The union and the archdiocese have been at odds over the archdiocese's desire to overhaul the contract to reflect what it sees as the altered educational landscape of the 21st century, and to give it greater flexibility and control over teaching assignments and scheduling.

Wednesday night, the Office of Catholic Education sent out another letter to Catholic parents saying that it was continuing to negotiate in good faith but was committed to a contract that would require all teachers to use an online grading system, add 30 minutes to the instructional day, and mandate that teachers "submit lesson plans so that academic standards are met."

The union, meanwhile, informed its members that it was continuing to object to many of the archdiocese's proposals, including lengthening the school day and school year without additional pay and shortening the extended leave for sick or injured teachers from three semesters to 20 weeks.

Parents remain divided over the strike.

Jean Ann Vogelman, whose daughter E.M. is a junior at Archbishop Prendergast in Drexel Hill, said teachers were being unreasonable. She is upset they have balked at proposals requiring them to use an online grading system, submit advance lesson plans, and follow the state's academic standards for core subjects.

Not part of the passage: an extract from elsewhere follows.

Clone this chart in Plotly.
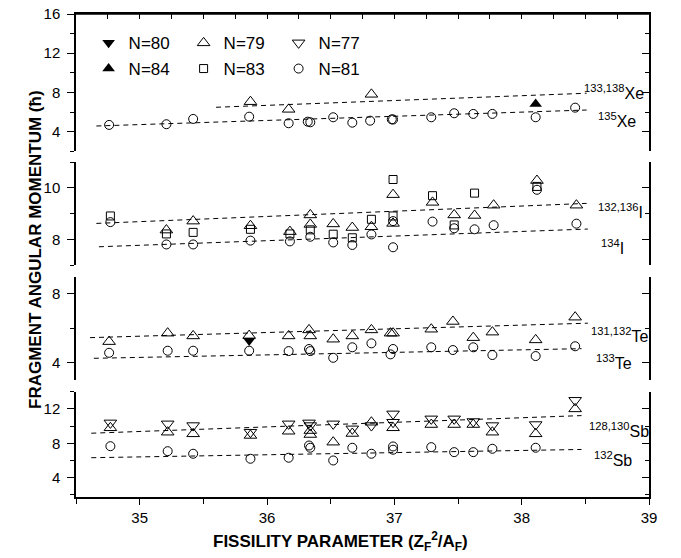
import plotly.graph_objects as go

# ---------------- data ----------------
# Xe panel
xe_x_n81 = [34.76, 35.21, 35.42, 35.86, 36.17, 36.32, 36.34, 36.52, 36.67, 36.81,
            36.98, 36.99, 37.29, 37.47, 37.62, 37.77, 38.11, 38.42]
xe_y_n81 = [4.69, 4.76, 5.30, 5.53, 4.86, 5.02, 4.96, 5.47, 4.92, 5.12,
            5.26, 5.24, 5.47, 5.88, 5.81, 5.81, 5.47, 6.45]
xe_x_n79 = [35.87, 36.17, 36.82]
xe_y_n79 = [7.06, 6.28, 7.81]
xe_x_n84 = [38.11]
xe_y_n84 = [6.83]

# I panel
i_x_n83 = [34.77, 35.21, 35.42, 35.87, 36.18, 36.34, 36.52, 36.67, 36.82, 36.99,
           36.99, 37.30, 37.47, 37.63, 38.12]
i_y_n83 = [8.91, 8.21, 8.27, 8.39, 8.21, 8.37, 8.20, 8.06, 8.78, 10.33,
           8.91, 9.70, 8.56, 9.80, 10.06]
i_x_n79 = [35.21, 35.42, 35.87, 36.18, 36.34, 36.34, 36.52, 36.67, 36.82, 36.99,
           36.99, 37.30, 37.47, 37.63, 37.78, 38.12, 38.43]
i_y_n79 = [8.36, 8.71, 8.53, 8.30, 8.95, 8.58, 8.60, 8.46, 8.49, 9.74,
           8.62, 9.44, 8.95, 8.93, 9.33, 10.29, 9.33]
i_x_n81 = [34.77, 35.21, 35.42, 35.87, 36.18, 36.34, 36.52, 36.67, 36.82, 36.99,
           36.99, 37.30, 37.47, 37.63, 37.78, 38.12, 38.43]
i_y_n81 = [8.67, 7.80, 7.80, 7.95, 7.92, 8.10, 7.88, 7.78, 8.19, 8.71,
           7.69, 8.69, 8.43, 8.39, 8.55, 9.93, 8.61]

# Te panel
te_x_n79 = [34.76, 35.22, 35.42, 35.86, 36.17, 36.33, 36.34, 36.52, 36.67, 36.82,
            36.97, 36.99, 37.29, 37.46, 37.62, 37.77, 38.11, 38.42]
te_y_n79 = [5.23, 5.72, 5.56, 5.58, 5.56, 5.91, 5.56, 5.37, 5.56, 5.91,
            5.72, 5.72, 5.95, 6.40, 5.46, 5.78, 5.33, 6.65]
te_x_n81 = [34.76, 35.22, 35.42, 35.86, 36.17, 36.33, 36.34, 36.52, 36.67, 36.82,
            36.97, 36.99, 37.29, 37.46, 37.62, 37.77, 38.11, 38.42]
te_y_n81 = [4.58, 4.70, 4.70, 4.70, 4.68, 4.80, 4.68, 4.29, 4.90, 5.13,
            4.49, 4.80, 4.90, 4.74, 4.90, 4.45, 4.39, 4.96]
te_x_n80 = [35.86]
te_y_n80 = [5.29]

# Sb panel
sb_x_n77 = [34.77, 35.22, 35.42, 35.87, 36.17, 36.33, 36.34, 36.52, 36.67, 36.82,
            36.99, 36.99, 37.29, 37.47, 37.62, 37.77, 38.11, 38.42]
sb_y_n77 = [10.37, 10.26, 10.06, 9.29, 10.26, 10.37, 10.06, 10.26, 9.68, 10.06,
            11.42, 10.45, 10.84, 10.84, 10.53, 10.06, 10.18, 13.00]
sb_x_n79 = [34.77, 35.22, 35.42, 35.87, 36.17, 36.34, 36.34, 36.52, 36.67, 36.82,
            36.99, 37.29, 37.47, 37.62, 37.77, 38.11, 38.42]
sb_y_n79 = [9.80, 9.29, 9.10, 8.91, 9.40, 9.48, 9.02, 8.13, 9.14, 10.45,
            9.80, 10.18, 10.18, 10.18, 9.29, 9.10, 12.00]
sb_x_n81 = [34.77, 35.22, 35.42, 35.87, 36.17, 36.33, 36.34, 36.52, 36.67, 36.82,
            36.99, 36.99, 37.29, 37.47, 37.62, 37.77, 38.11]
sb_y_n81 = [7.66, 7.08, 6.78, 6.20, 6.32, 7.74, 7.48, 6.00, 7.48, 6.78,
            7.63, 7.25, 7.55, 6.97, 6.97, 7.36, 7.48]

# dashed trend lines (end points)
fit_x = {
    "xe133": [35.60, 38.51], "xe135": [34.66, 38.51],
    "i132": [34.66, 38.51], "i134": [34.68, 38.52],
    "te131": [34.61, 38.52], "te133": [34.64, 38.47],
    "sb128": [34.62, 38.47], "sb132": [34.62, 38.47],
}
fit_y = {
    "xe133": [6.49, 7.92], "xe135": [4.58, 6.21],
    "i132": [8.62, 9.40], "i134": [7.71, 8.40],
    "te131": [5.46, 6.30], "te133": [4.26, 4.82],
    "sb128": [9.17, 11.22], "sb132": [6.32, 7.28],
}
fit_panel = {"xe133": 1, "xe135": 1, "i132": 2, "i134": 2,
             "te131": 3, "te133": 3, "sb128": 4, "sb132": 4}

# isotope labels: (text, panel, x, y)
iso_labels = [
    ("<sup>133,138</sup>Xe", 1, 38.47, 8.05),
    ("<sup>135</sup>Xe", 1, 38.58, 5.2),
    ("<sup>132,136</sup>I", 2, 38.58, 9.1),
    ("<sup>134</sup>I", 2, 38.61, 7.72),
    ("<sup>131,132</sup>Te", 3, 38.53, 5.6),
    ("<sup>133</sup>Te", 3, 38.57, 4.05),
    ("<sup>128,130</sup>Sb", 4, 38.51, 9.5),
    ("<sup>132</sup>Sb", 4, 38.55, 6.15),
]

FONT = "Arial, Liberation Sans, sans-serif"

fig = go.Figure()

def ax(p, kind):
    return kind if p == 1 else f"{kind}{p}"

sym = {
    "n80": dict(symbol="triangle-down", size=11, color="black"),
    "n84": dict(symbol="triangle-up", size=11, color="black"),
    "n79": dict(symbol="triangle-up-open", size=11, color="black", line=dict(width=1)),
    "n83": dict(symbol="square-open", size=8, color="black", line=dict(width=1)),
    "n77": dict(symbol="triangle-down-open", size=11, color="black", line=dict(width=1)),
    "n81": dict(symbol="circle-open", size=9, color="black", line=dict(width=1)),
}

# dashed lines
for k in fit_x:
    p = fit_panel[k]
    fig.add_trace(go.Scatter(x=fit_x[k], y=fit_y[k], mode="lines",
                             line=dict(color="black", width=1, dash="5px,4px"),
                             xaxis=ax(p, "x"), yaxis=ax(p, "y"),
                             showlegend=False, hoverinfo="skip"))

def pts(x, y, p, key, name, legend=None, rank=None):
    fig.add_trace(go.Scatter(x=x, y=y, mode="markers", marker=sym[key], name=name,
                             xaxis=ax(p, "x"), yaxis=ax(p, "y"),
                             showlegend=legend is not None,
                             legend=legend or "legend", legendrank=rank or 1000))

pts(xe_x_n81, xe_y_n81, 1, "n81", "N=81", "legend2", 3)
pts(xe_x_n79, xe_y_n79, 1, "n79", "N=79", "legend", 2)
pts(xe_x_n84, xe_y_n84, 1, "n84", "N=84", "legend2", 1)
pts(i_x_n81, i_y_n81, 2, "n81", "N=81")
pts(i_x_n79, i_y_n79, 2, "n79", "N=79")
pts(i_x_n83, i_y_n83, 2, "n83", "N=83", "legend2", 2)
pts(te_x_n81, te_y_n81, 3, "n81", "N=81")
pts(te_x_n79, te_y_n79, 3, "n79", "N=79")
pts(te_x_n80, te_y_n80, 3, "n80", "N=80", "legend", 1)
pts(sb_x_n81, sb_y_n81, 4, "n81", "N=81")
pts(sb_x_n79, sb_y_n79, 4, "n79", "N=79")
pts(sb_x_n77, sb_y_n77, 4, "n77", "N=77", "legend", 3)

# empty traces so the right-hand (inside-tick) axes and the top axis get drawn
for p in range(1, 5):
    fig.add_trace(go.Scatter(x=[], y=[], xaxis=ax(p, "x"), yaxis=f"y{p + 4}",
                             showlegend=False, hoverinfo="skip"))
fig.add_trace(go.Scatter(x=[], y=[], xaxis="x5", yaxis="y",
                         showlegend=False, hoverinfo="skip"))

for text, p, x, y in iso_labels:
    fig.add_annotation(x=x, y=y, xref=ax(p, "x"), yref=ax(p, "y"), text=text,
                       showarrow=False, xanchor="left", yanchor="middle",
                       font=dict(size=16, color="black", family=FONT))

# layout geometry (page margin is removed in the html, see post_script)
W, H = 681, 558
M_L, M_R, M_T, M_B = 76, 32, 14, 61
plot_h = H - M_T - M_B
def fy(px):
    # px measured on the reference picture
    return (M_T + plot_h - px) / plot_h

domains = {1: [fy(151.3), 1.0], 2: [fy(265), fy(162.3)],
           3: [fy(380), fy(276.7)], 4: [0.0, fy(391.7)]}
yranges = {1: [2, 16], 2: [7, 11], 3: [3, 9], 4: [1.75, 14]}
ydt = {1: 4, 2: 2, 3: 4, 4: 4}
ymin = {1: 2, 2: 1, 3: 2, 4: 2}

line_w = 1.5
layout = dict(
    width=W, height=H,
    margin=dict(l=M_L, r=M_R, t=M_T, b=M_B, autoexpand=False),
    plot_bgcolor="white", paper_bgcolor="white",
    font=dict(family=FONT, color="black", size=15),
    showlegend=True,
)

for p in range(1, 5):
    xa = dict(range=[34.5, 39], domain=[0, 1], anchor=ax(p, "y"), showgrid=False,
              zeroline=False, automargin=False)
    if p > 1:
        xa["matches"] = "x"
    if p == 4:
        xa.update(side="bottom", showline=True, linecolor="black", linewidth=line_w,
                  ticks="outside", ticklen=6, tickwidth=1, tickcolor="black",
                  dtick=1, tick0=35, showticklabels=True,
                  tickfont=dict(size=15), ticklabelstandoff=0,
                  ticklabeloverflow="allow",
                  minor=dict(dtick=0.5, ticks="outside", ticklen=5, tickcolor="black",
                             tickwidth=1))
    else:
        xa.update(showline=False, ticks="", showticklabels=False)
    layout[ax(p, "xaxis")] = xa

    ya = dict(range=yranges[p], domain=domains[p], anchor=ax(p, "x"), showgrid=False,
              zeroline=False, showline=True, linecolor="black", linewidth=line_w,
              ticks="outside", ticklen=7, tickwidth=1, tickcolor="black",
              dtick=ydt[p], tick0=0, tickfont=dict(size=15), ticklabelstandoff=4,
              automargin=False, ticklabeloverflow="allow",
              minor=dict(dtick=ymin[p], ticks="outside", ticklen=4, tickcolor="black",
                         tickwidth=1))
    layout[ax(p, "yaxis")] = ya
    layout[f"yaxis{p + 4}"] = dict(
        range=yranges[p], domain=domains[p], anchor=ax(p, "x"), overlaying=ax(p, "y"),
        side="right", showgrid=False, zeroline=False, showline=True, automargin=False,
        linecolor="black", linewidth=line_w, ticks="inside", ticklen=7, tickwidth=1,
        tickcolor="black", dtick=ydt[p], tick0=0, showticklabels=False,
        minor=dict(dtick=ymin[p], ticks="inside", ticklen=4, tickcolor="black",
                   tickwidth=1))

# top frame of the upper panel with inward ticks
layout["xaxis5"] = dict(range=[34.5, 39], matches="x", overlaying="x", anchor="y",
                        side="top", showline=True, linecolor="black", linewidth=line_w,
                        ticks="inside", ticklen=5, tickwidth=1, tickcolor="black",
                        dtick=0.25, tick0=35, showticklabels=False, showgrid=False,
                        zeroline=False, automargin=False)

leg = dict(orientation="h", xref="paper", yref="paper", xanchor="left",
           yanchor="middle", font=dict(size=17, family=FONT),
           bgcolor="rgba(0,0,0,0)", entrywidth=50, entrywidthmode="pixels",
           itemclick=False, itemdoubleclick=False)
layout["legend"] = dict(leg, x=0.022, y=fy(43.3))
layout["legend2"] = dict(leg, x=0.022, y=fy(69))

fig.update_layout(**layout)

# frame line along the top of the upper panel
fig.add_shape(type="line", xref="x domain", yref="y domain", x0=0, x1=1, y0=1, y1=1,
              line=dict(color="black", width=line_w), layer="above")

fig.add_annotation(text="FRAGMENT ANGULAR MOMENTUM (\u0127)", textangle=-90,
                   xref="paper", yref="paper", x=(35 - M_L) / 573, y=fy(250),
                   xanchor="center", yanchor="middle",
                   showarrow=False, font=dict(size=17, family=FONT, weight="bold"))
fig.add_annotation(text="FISSILITY PARAMETER (Z<sub>F</sub><sup>2</sup>/A<sub>F</sub>)",
                   xref="paper", yref="paper", x=(340.8 - M_L) / 573, y=fy(541),
                   xanchor="center", yanchor="middle",
                   showarrow=False, font=dict(size=17, family=FONT, weight="bold"))

fig.write_html("out.html", config={"displayModeBar": False},
               post_script="document.body.style.margin='0';")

"As a parent, the academic integrity, in terms of the Pennsylvania state standards and lesson plans and accountability, is paramount, along with their Catholic education," she said.

Vogelman said she had not received a raise where she works and is paying more for health coverage, yet the teachers are pressing for more than the 7.84 percent salary increase over three years the archdiocese has offered.

The typical Catholic high school teacher earned $50,550 in the last academic year and has been teaching for 20 years, union officials have said.

Howell's mother, Debbie, said she wanted her son to return to school, but supported the teachers.

"It disappoints me to hear that there are parents voicing opinions to the contrary," she said. "Catholic school teachers are grossly underpaid in comparison to their public school counterparts as it is. They teach in the system because they are truly dedicated to the profession and as a vocation to the Catholic teachings."